Retrieval-augmented generation has won. It's the dominant architecture pattern for enterprise AI applications that require knowledge grounding, and the adoption is near-universal in the AI deployments we see in portfolio companies and their customers. The logic is sound: don't rely on the model's training data for enterprise-specific knowledge; retrieve the relevant context at query time, assemble it with the prompt, and let the model reason over fresh, accurate information. In theory, this solves the hallucination problem for factual enterprise queries. In practice, the gap between RAG as an architecture and RAG as a reliable production system is larger than most teams realize before they're running it at scale.

The gap is in the retrieval layer. The model reasoning in a RAG system is typically excellent — frontier models handle complex reasoning over assembled context reliably. The failure modes in production RAG are almost always in the retrieval layer: retrieving the wrong chunks, retrieving too much context (causing the model to miss the relevant information in the noise), retrieving stale data, failing to retrieve anything useful for edge-case queries, or assembling context in a format that doesn't match the model's reasoning pattern.

What reliable RAG infrastructure requires

Retrieval evaluation as a continuous process, not a one-time test. Most teams evaluate their RAG pipeline once when they build it and then assume it continues to work. The reality is that retrieval quality degrades as the knowledge base grows, as document formats change, as query patterns shift, and as model updates change the embedding representations used for similarity search. Continuous retrieval evaluation — running a golden question set against the system automatically, tracking retrieval precision and recall over time, alerting when metrics degrade — is the right operational posture. It's rarely implemented.

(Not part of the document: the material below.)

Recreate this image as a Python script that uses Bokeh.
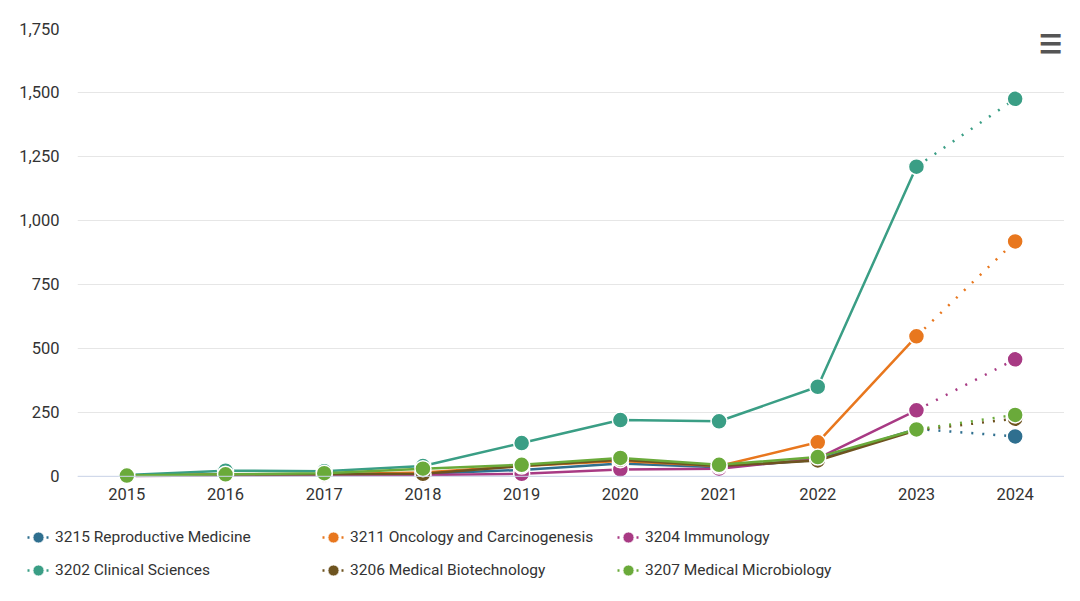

Chunking strategy as a first-class engineering decision. How documents are chunked before embedding dramatically affects retrieval quality, and the optimal chunking strategy depends on the document type, the query pattern, and the model's context window. Fixed-size chunking is the default but almost never optimal. Semantic chunking — splitting documents at natural semantic boundaries rather than arbitrary character counts — meaningfully improves retrieval precision. The tooling to implement and evaluate chunking strategies at the document corpus level is underbuilt relative to the downstream impact it has on application quality.

The infrastructure investment opportunity here is in the tooling layer that sits between raw vector storage and the LLM call: the retrieval pipeline management systems that make production RAG observable, tunable, and reliable. This is a category that doesn't yet have a dominant player at the enterprise scale, and it's where we're focusing a portion of our research attention for the next phase of investment.